The core everyday use that disappoints is taking phone calls through the headphones. Bang & Olufsen put the microphones on the ear cups, as there is no inline control on the audio cable (a traditional location for this). This leads to varying results, since, if you don’t speak loud enough, it may be hard to hear you on the other end, depending on the ambient noise.
Using them in real life
My primary concern with over-the-ear headphones is that they always have the potential to cause discomfort after extended use, especially since I wear glasses. However, I can confidently say the B&O H4’s didn’t feel uncomfortable to wear, even with a full day of use, with a wide variety of activities, from taking a train to walking a dog. The ample padding underneath the leather made them quite comfortable.
Bang & Olufsen promises up to 19 hours of battery life over Bluetooth; I found that it came pretty close. It got through a full day of listening at various volumes and frequent changing of sound profiles. I found that using the included microUSB cable with a regular power outlet, I could get a full charge in just under 3 hours. Unfortunately, fast charging with the H4s isn’t possible.

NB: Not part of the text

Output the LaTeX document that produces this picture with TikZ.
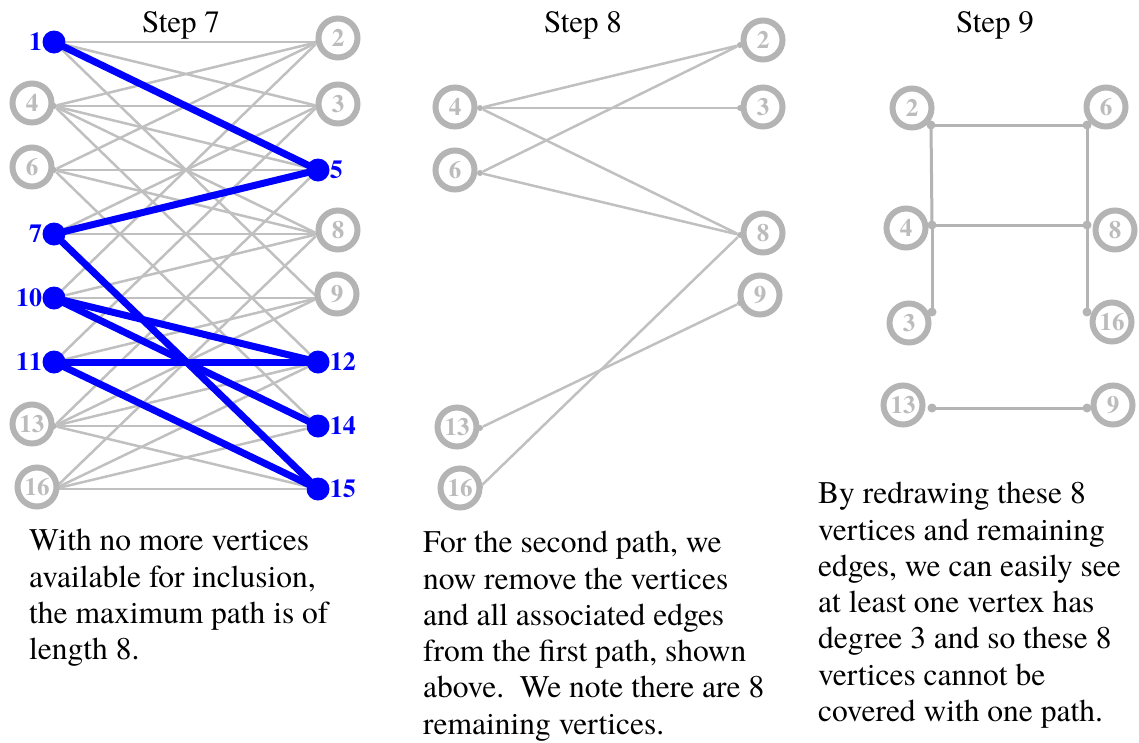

I was impressed with the sound quality, especially with using them in public places or while commuting. The H4’s don’t have active noise cancelation, but they are isolating: With the volume at about 35% I found that I couldn’t hear everyday noises and even people having a conversation quite close to me.
The headphones can also play plenty loud, with very little distortion even at maximum volume.
If you’re spending $299, you should expect a high-quality experience from your headphones. Given the price point, I still think B&O should include some kind of case, but in “real life” I found myself not really missing it. Instead of packing them away, I’d usually just wear them around my neck when not listening to music, and thanks to the swivel ear cups that was a non-issue.
The design screams simplicity, and they look fantastic. The padding in the ear cups and top band leads to a comfortable experience on long days. Most importantly, they sound outstanding. In the end, the Beoplay H4 headphones live up to their eyebrow-raising price tag.